> TASK PROMPT
Please transcribe the data that follows without the pictures, keeping every word the same.

> SOURCE EXCERPT
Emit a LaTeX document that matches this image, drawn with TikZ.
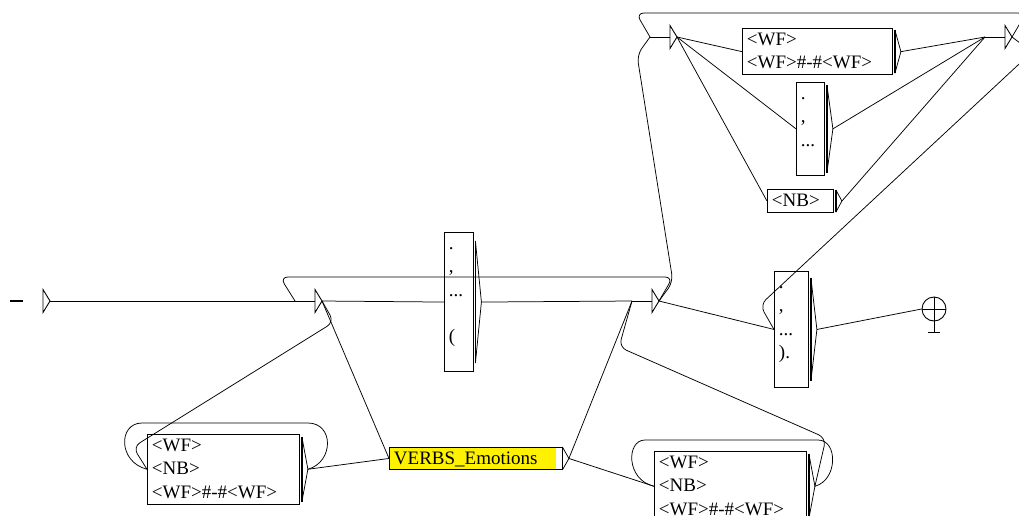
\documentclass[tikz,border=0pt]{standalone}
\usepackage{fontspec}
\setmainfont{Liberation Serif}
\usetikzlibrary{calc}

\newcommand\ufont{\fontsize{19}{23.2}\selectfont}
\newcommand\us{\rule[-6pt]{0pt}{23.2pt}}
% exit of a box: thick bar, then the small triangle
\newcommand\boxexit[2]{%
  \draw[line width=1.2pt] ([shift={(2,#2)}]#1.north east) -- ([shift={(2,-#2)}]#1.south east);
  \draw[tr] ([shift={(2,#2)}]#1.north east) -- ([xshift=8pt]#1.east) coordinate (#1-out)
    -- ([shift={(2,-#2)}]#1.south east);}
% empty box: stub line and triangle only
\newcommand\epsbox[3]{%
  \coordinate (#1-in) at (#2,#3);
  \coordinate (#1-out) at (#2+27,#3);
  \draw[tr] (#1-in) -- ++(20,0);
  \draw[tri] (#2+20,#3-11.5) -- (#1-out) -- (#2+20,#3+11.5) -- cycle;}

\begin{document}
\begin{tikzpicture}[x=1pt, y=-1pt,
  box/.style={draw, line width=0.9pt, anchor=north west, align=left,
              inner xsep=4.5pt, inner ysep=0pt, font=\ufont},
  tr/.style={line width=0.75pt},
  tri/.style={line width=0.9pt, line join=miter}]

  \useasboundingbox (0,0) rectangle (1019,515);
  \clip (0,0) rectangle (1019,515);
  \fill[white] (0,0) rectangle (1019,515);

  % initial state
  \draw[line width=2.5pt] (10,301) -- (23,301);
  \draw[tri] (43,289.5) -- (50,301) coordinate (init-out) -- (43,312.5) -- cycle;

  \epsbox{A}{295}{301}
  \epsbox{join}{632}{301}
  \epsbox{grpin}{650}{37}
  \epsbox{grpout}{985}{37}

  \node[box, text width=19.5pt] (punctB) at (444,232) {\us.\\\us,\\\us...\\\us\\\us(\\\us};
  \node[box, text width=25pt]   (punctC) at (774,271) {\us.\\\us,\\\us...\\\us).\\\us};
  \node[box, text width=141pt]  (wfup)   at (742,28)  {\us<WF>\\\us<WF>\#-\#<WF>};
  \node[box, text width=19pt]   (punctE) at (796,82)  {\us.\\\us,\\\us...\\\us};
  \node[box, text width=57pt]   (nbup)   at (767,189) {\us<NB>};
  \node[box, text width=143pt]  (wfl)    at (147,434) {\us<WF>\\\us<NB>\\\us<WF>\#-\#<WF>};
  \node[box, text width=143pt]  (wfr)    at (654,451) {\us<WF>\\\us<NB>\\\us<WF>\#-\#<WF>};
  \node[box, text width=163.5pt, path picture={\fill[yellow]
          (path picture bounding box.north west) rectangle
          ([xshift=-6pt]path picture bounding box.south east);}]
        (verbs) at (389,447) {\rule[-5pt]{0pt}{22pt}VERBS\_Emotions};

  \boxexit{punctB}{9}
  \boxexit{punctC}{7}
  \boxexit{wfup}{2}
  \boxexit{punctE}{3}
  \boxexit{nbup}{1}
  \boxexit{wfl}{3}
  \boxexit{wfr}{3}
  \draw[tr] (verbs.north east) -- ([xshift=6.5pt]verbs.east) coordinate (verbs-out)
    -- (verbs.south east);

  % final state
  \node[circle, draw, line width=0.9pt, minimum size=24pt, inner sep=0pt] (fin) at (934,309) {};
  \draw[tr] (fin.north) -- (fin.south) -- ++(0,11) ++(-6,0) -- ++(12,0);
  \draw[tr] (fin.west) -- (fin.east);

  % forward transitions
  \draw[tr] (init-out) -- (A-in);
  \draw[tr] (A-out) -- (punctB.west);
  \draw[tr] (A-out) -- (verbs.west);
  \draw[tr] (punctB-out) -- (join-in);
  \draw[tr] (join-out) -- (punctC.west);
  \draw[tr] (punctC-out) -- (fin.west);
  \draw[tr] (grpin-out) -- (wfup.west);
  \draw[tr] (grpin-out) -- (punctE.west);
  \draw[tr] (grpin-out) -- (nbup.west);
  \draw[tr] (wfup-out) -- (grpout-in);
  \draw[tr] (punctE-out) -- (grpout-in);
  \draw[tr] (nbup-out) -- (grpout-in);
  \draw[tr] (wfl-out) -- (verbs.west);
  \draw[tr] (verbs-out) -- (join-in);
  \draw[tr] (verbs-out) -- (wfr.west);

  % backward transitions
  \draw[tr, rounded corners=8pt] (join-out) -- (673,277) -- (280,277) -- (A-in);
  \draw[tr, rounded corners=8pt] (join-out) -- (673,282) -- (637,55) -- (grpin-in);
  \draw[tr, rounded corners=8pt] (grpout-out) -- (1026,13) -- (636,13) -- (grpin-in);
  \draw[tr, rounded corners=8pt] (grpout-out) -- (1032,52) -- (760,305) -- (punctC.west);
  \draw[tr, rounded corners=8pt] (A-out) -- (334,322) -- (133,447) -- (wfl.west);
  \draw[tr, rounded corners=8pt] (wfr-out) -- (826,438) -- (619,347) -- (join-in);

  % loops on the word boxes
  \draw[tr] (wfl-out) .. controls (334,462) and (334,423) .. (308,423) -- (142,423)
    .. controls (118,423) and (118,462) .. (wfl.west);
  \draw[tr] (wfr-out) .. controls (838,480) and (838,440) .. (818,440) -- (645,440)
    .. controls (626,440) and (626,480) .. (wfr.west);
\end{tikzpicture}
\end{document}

> COMPLETE ANSWER
Emit a LaTeX document that matches this image, drawn with TikZ.
\documentclass[tikz,border=0pt]{standalone}
\usepackage{fontspec}
\setmainfont{Liberation Serif}
\usetikzlibrary{calc}

\newcommand\ufont{\fontsize{19}{23.2}\selectfont}
\newcommand\us{\rule[-6pt]{0pt}{23.2pt}}
% exit of a box: thick bar, then the small triangle
\newcommand\boxexit[2]{%
  \draw[line width=1.2pt] ([shift={(2,#2)}]#1.north east) -- ([shift={(2,-#2)}]#1.south east);
  \draw[tr] ([shift={(2,#2)}]#1.north east) -- ([xshift=8pt]#1.east) coordinate (#1-out)
    -- ([shift={(2,-#2)}]#1.south east);}
% empty box: stub line and triangle only
\newcommand\epsbox[3]{%
  \coordinate (#1-in) at (#2,#3);
  \coordinate (#1-out) at (#2+27,#3);
  \draw[tr] (#1-in) -- ++(20,0);
  \draw[tri] (#2+20,#3-11.5) -- (#1-out) -- (#2+20,#3+11.5) -- cycle;}

\begin{document}
\begin{tikzpicture}[x=1pt, y=-1pt,
  box/.style={draw, line width=0.9pt, anchor=north west, align=left,
              inner xsep=4.5pt, inner ysep=0pt, font=\ufont},
  tr/.style={line width=0.75pt},
  tri/.style={line width=0.9pt, line join=miter}]

  \useasboundingbox (0,0) rectangle (1019,515);
  \clip (0,0) rectangle (1019,515);
  \fill[white] (0,0) rectangle (1019,515);

  % initial state
  \draw[line width=2.5pt] (10,301) -- (23,301);
  \draw[tri] (43,289.5) -- (50,301) coordinate (init-out) -- (43,312.5) -- cycle;

  \epsbox{A}{295}{301}
  \epsbox{join}{632}{301}
  \epsbox{grpin}{650}{37}
  \epsbox{grpout}{985}{37}

  \node[box, text width=19.5pt] (punctB) at (444,232) {\us.\\\us,\\\us...\\\us\\\us(\\\us};
  \node[box, text width=25pt]   (punctC) at (774,271) {\us.\\\us,\\\us...\\\us).\\\us};
  \node[box, text width=141pt]  (wfup)   at (742,28)  {\us<WF>\\\us<WF>\#-\#<WF>};
  \node[box, text width=19pt]   (punctE) at (796,82)  {\us.\\\us,\\\us...\\\us};
  \node[box, text width=57pt]   (nbup)   at (767,189) {\us<NB>};
  \node[box, text width=143pt]  (wfl)    at (147,434) {\us<WF>\\\us<NB>\\\us<WF>\#-\#<WF>};
  \node[box, text width=143pt]  (wfr)    at (654,451) {\us<WF>\\\us<NB>\\\us<WF>\#-\#<WF>};
  \node[box, text width=163.5pt, path picture={\fill[yellow]
          (path picture bounding box.north west) rectangle
          ([xshift=-6pt]path picture bounding box.south east);}]
        (verbs) at (389,447) {\rule[-5pt]{0pt}{22pt}VERBS\_Emotions};

  \boxexit{punctB}{9}
  \boxexit{punctC}{7}
  \boxexit{wfup}{2}
  \boxexit{punctE}{3}
  \boxexit{nbup}{1}
  \boxexit{wfl}{3}
  \boxexit{wfr}{3}
  \draw[tr] (verbs.north east) -- ([xshift=6.5pt]verbs.east) coordinate (verbs-out)
    -- (verbs.south east);

  % final state
  \node[circle, draw, line width=0.9pt, minimum size=24pt, inner sep=0pt] (fin) at (934,309) {};
  \draw[tr] (fin.north) -- (fin.south) -- ++(0,11) ++(-6,0) -- ++(12,0);
  \draw[tr] (fin.west) -- (fin.east);

  % forward transitions
  \draw[tr] (init-out) -- (A-in);
  \draw[tr] (A-out) -- (punctB.west);
  \draw[tr] (A-out) -- (verbs.west);
  \draw[tr] (punctB-out) -- (join-in);
  \draw[tr] (join-out) -- (punctC.west);
  \draw[tr] (punctC-out) -- (fin.west);
  \draw[tr] (grpin-out) -- (wfup.west);
  \draw[tr] (grpin-out) -- (punctE.west);
  \draw[tr] (grpin-out) -- (nbup.west);
  \draw[tr] (wfup-out) -- (grpout-in);
  \draw[tr] (punctE-out) -- (grpout-in);
  \draw[tr] (nbup-out) -- (grpout-in);
  \draw[tr] (wfl-out) -- (verbs.west);
  \draw[tr] (verbs-out) -- (join-in);
  \draw[tr] (verbs-out) -- (wfr.west);

  % backward transitions
  \draw[tr, rounded corners=8pt] (join-out) -- (673,277) -- (280,277) -- (A-in);
  \draw[tr, rounded corners=8pt] (join-out) -- (673,282) -- (637,55) -- (grpin-in);
  \draw[tr, rounded corners=8pt] (grpout-out) -- (1026,13) -- (636,13) -- (grpin-in);
  \draw[tr, rounded corners=8pt] (grpout-out) -- (1032,52) -- (760,305) -- (punctC.west);
  \draw[tr, rounded corners=8pt] (A-out) -- (334,322) -- (133,447) -- (wfl.west);
  \draw[tr, rounded corners=8pt] (wfr-out) -- (826,438) -- (619,347) -- (join-in);

  % loops on the word boxes
  \draw[tr] (wfl-out) .. controls (334,462) and (334,423) .. (308,423) -- (142,423)
    .. controls (118,423) and (118,462) .. (wfl.west);
  \draw[tr] (wfr-out) .. controls (838,480) and (838,440) .. (818,440) -- (645,440)
    .. controls (626,440) and (626,480) .. (wfr.west);
\end{tikzpicture}
\end{document}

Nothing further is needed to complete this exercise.